Na nagraniu widzimy murzyna, który nagi wchodzi do wody. Po kilku metrach kuca i załatwia swoje potrzeby fizjologiczne. Zachowanie bulwersuje przede wszystkim dlatego, że nieopodal kąpią się dzieci.
Głos w tej sprawie zabrał Miejski Ośrodek Sportu i Rekreacji (MOSiR) w Katowicach, który formalnie sprawuje nadzór nad kąpieliskiem.
Według oświadczenia Wojciecha Grabarczyka, które cytuje portal wkatowicach.eu, zdarzenie zarejestrowane na filmie miało miejsce przed oficjalnym otwarciem kąpieliska w tym sezonie. Świadczyć o tym ma graffiti na kontenerze, które zostało zamalowane przed oficjalnym otwarciem, oraz brak wieży ratowniczej. Grabarczyk wnioskuje, że incydent musiał mieć miejsce w czerwcu lub jeszcze wcześniej.
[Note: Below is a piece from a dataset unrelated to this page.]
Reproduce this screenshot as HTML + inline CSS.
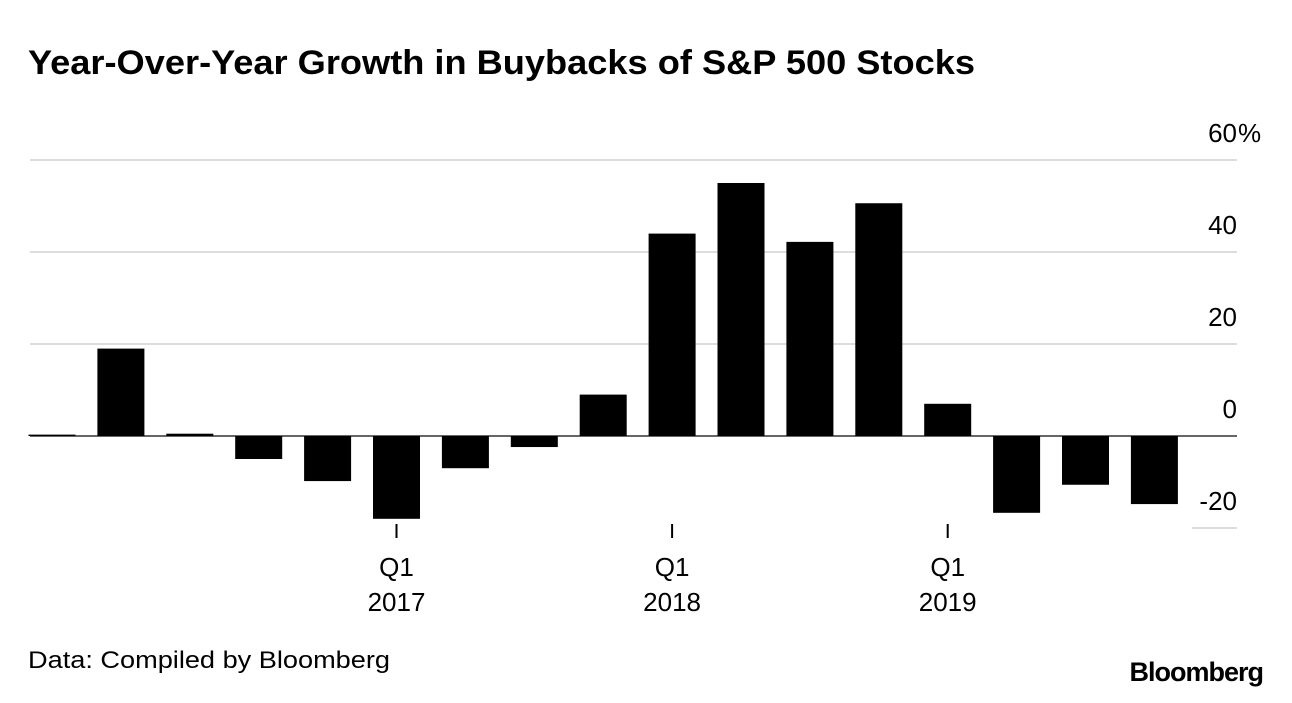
<!DOCTYPE html>
<html><head><meta charset="utf-8"><style>
body{margin:0;background:#fff;width:1292px;height:698px;overflow:hidden;font-family:"Liberation Sans",sans-serif}
</style></head><body>
<svg width="1292" height="698" xmlns="http://www.w3.org/2000/svg">
<text x="28" y="74" font-size="34" font-weight="bold" fill="#000" textLength="947" lengthAdjust="spacingAndGlyphs">Year-Over-Year Growth in Buybacks of S&amp;P 500 Stocks</text>
<g id="grid"></g><g id="bars"></g><g id="xaxis"></g>
<text x="28" y="668" font-size="24" fill="#000" textLength="362" lengthAdjust="spacingAndGlyphs">Data: Compiled by Bloomberg</text>
<text x="1263" y="681" font-size="27" font-weight="bold" text-anchor="end" fill="#000" letter-spacing="-1">Bloomberg</text>
</svg>
<script>
const quarters=["Q1 2016","Q2 2016","Q3 2016","Q4 2016","Q1 2017","Q2 2017","Q3 2017","Q4 2017","Q1 2018","Q2 2018","Q3 2018","Q4 2018","Q1 2019","Q2 2019","Q3 2019","Q4 2019","Q1 2020"];
const values=[0.3,19,0.5,-5,-9.8,-18,-7,-2.4,9,44,55,42.2,50.6,7,-16.7,-10.6,-14.8];
const yTicks=[60,40,20,0,-20];
const yTickLabels=["60","40","20","0","-20"];
const xTickIdx=[5,9,13];
const xTickLabels=[["Q1","2017"],["Q1","2018"],["Q1","2019"]];
const NS="http://www.w3.org/2000/svg";
const y=v=>436-v*4.6;
const x=i=>52+i*68.9;
const bw=47;
function mk(tag,attrs,parent){const e=document.createElementNS(NS,tag);for(const k in attrs)e.setAttribute(k,attrs[k]);parent.appendChild(e);return e;}
const grid=document.getElementById('grid'),bars=document.getElementById('bars'),xa=document.getElementById('xaxis');
yTicks.forEach((t,i)=>{
  let x1=30;if(t<0)x1=1192;
  const l=mk('line',{x1:x1,x2:1237,y1:y(t),y2:y(t),stroke:t===0?'#333':'#ddd','stroke-width':t===0?1.5:2},grid);
  
  
  const tx=mk('text',{x:1237,y:y(t)-18,'font-size':26,'text-anchor':'end',fill:'#000'},grid);
  tx.textContent=yTickLabels[i];
  
  
  if(i===0){
    const p=mk('text',{x:1238,y:y(t)-18,'font-size':26,fill:'#000'},grid);
    p.textContent='%';
    
    
  }
});
values.forEach((v,i)=>{
  const top=Math.min(y(v),y(0)),h=Math.max(Math.abs(y(v)-y(0)),1);
  const r=mk('rect',{x:x(i)-bw/2,y:top,width:bw,height:h,fill:'#000'},bars);
  
  
});
xTickIdx.forEach((idx,j)=>{
  const cx=x(idx);
  const l=mk('line',{x1:cx,x2:cx,y1:524,y2:538,stroke:'#000','stroke-width':2},xa);
  
  
  xTickLabels[j].forEach((s,k)=>{
    const t=mk('text',{x:cx,y:576+k*35,'font-size':26,'text-anchor':'middle',fill:'#000'},xa);
    t.textContent=s;
    
    
  });
});
</script>
</body></html>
Tymczasem kąpielisko jest aktualnie zamknięte z uwagi na wykrycie bakterii w wodzie. Przedstawiciel MOSiR-u w Katowicach zapewnia jednak, że nieczysta woda nie jest pokłosiem incydentu potocznie nazwanego kałowym.
„Badanie przeprowadzone przez służby sanepidu przed otwarciem kąpieliska, wskazywało na brak jakichkolwiek zanieczyszczeń, co umożliwiło jego otwarcie” – oświadczył. Kolejne próbki zostały pobrane 9 lipca i również było „czysto”. Dopiero analiza przeprowadzona 23 lipca wykazała obecność bakterii, co skutkowało zamknięciem kąpieliska do odwołania.